Private Lawsuits Follow TAP Settlement of Government Allegations of Overcharges for Drugs

Judith A. Waltz, JD



The focus on pharmaceutical company sales and marketing practices is not limited to government enforcement actions. There has been an increasing amount of litigation filed by private payers, health plans, and consumer coalitions.

Following closely upon the record-setting $875 million government settlement against TAP Pharmaceutical Products for sales and marketing prices involving its drug Lupron (see Legal Matters, November 2001), a coalition of consumer groups filed suit in December 2001 against 28 pharmaceutical companies alleging that they defrauded Medicare and private consumers by inflating the prices of drugs they sold to the Medicare program. The overcharges were estimated at more than $800 million for the preceding year alone and included allegations involving several common drugs for which copayments from the patient are required, which are generally paid either in cash or through premiums to Medigap insurers who pick up copayments as part of their coverage. The lawsuit seeks triple damages.

The lawsuit was filed in federal district court in Boston, to date the hub of government enforcement actions against pharmaceutical companies. Leading the coalition is the Prescription Access Litigation (PAL) project, which was joined in the suit by other consumer groups representing the elderly and other potentially impacted groups in California, Colorado, Florida, Massachusetts, Minnesota, New Jersey, New York, Pennsylvania, Vermont, West Virginia, and Wisconsin. Formed in 2001 by Boston-based Community Catalyst and the National Health Law Program, PAL is a coalition consisting of more than 70 organizations in more than 30 states and is the nation's largest consumer health advocacy organization.

Allegations in the lawsuit are premised on purported manipulations of the average wholesale price (AWP). Medicare reimburses single-source covered drugs at 95% of AWP. For multisource drugs, the Medicare payment allowance is 95% of the lower of the median AWP of all generic forms or the lowest AWP of a brand-name product. No adjustment to reimbursement is made for the actual cost of the drug paid by the supplier. There is currently an active debate as to how AWPs are calculated and their use for purposes of determining federal health care program reimbursements. The specifications for AWPs are not defined by law; instead, AWPs are periodically self-reported by manufacturers to such outlets as Red Book, or First DataBank, which compiles the National Drug Data File. In recent testimony before a House subcommittee, the AWP was described as neither an average price nor what wholesalers charge. In fact, the US General Accounting Office (GAO) estimates that Medicare's payments for physician-billed drugs were at least $532 million higher than providers' acquisition costs in 2000 based just on information relating to discounts and not including additional price reductions, such as chargebacks and other rebates.
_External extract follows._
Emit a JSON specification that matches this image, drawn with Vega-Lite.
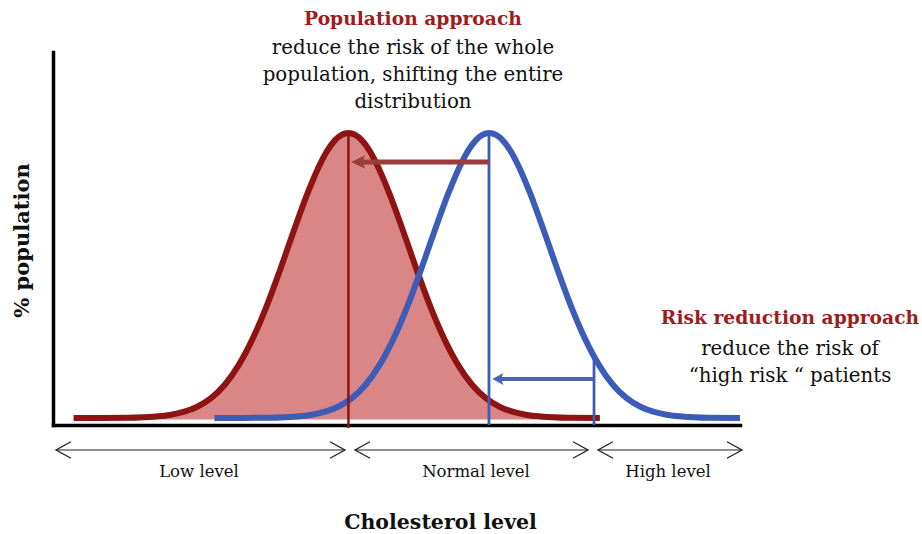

The PAL lawsuit alleges that the named pharmaceutical companies have engaged in a pattern or practice of selling drugs to physicians at prices that are below the cost reimbursed by Medicare, resulting in violations of consumer laws and even racketeering statutes. According to reported statements by PAL lawyers, discounts given to physicians have ranged from 13% to 34% off the AWP, sometimes going as high as an 85% differential for particular drugs. These numbers appear to have been taken from a September 2001 report from the GAO entitled "Payments for Covered Outpatient Drugs Exceed Providers' Cost." As in the TAP case, PAL alleged that physicians were given severe discounts to promote use of products, which were then reimbursed by Medicare according to its preset payment levels. The practice of encouraging physicians to use a product based in part on the profit between what is paid for the drug and what is reimbursed by a health care payer is generally known as "marketing the spread." The PAL suit also alleges that the reported AWP itself was inflated.

Other lawsuits have also been filed in the aftermath of the TAP settlement based on alleged manipulations of the AWP. These include a class action suit filed by the Teamsters Health and Welfare Fund of Philadelphia (an employee benefit plan) against a pharmaceutical manufacturer on behalf of all those who relied on the AWP in paying for certain cancer drugs. A second class action suit was filed by this group against another manufacturer for alleged manipulations of the AWP of 2 drugs used to help prevent nausea during chemotherapy. It was alleged in both cases that the pharmaceutical manufacturer fraudulently inflated the AWP in industry publications, knowing that this information would be used to determine drug reimbursement levels. Empire Healthchoice, Inc, and Blue Cross and Blue Shield of Massachusetts have sued TAP to recover alleged overpayments made through Medicare and Medicaid HMO programs, which were not covered by the settlement with the government.

It seems clear that allegations of improper pricing will continue to follow drug manufacturers and that legal defense costs and potential damage claims may result in an overall increase in drug costs for many consumers. This trend is likely to be compounded by a reduction in government reimbursements resulting from a change in methodology away from the AWP to a more market-based approach.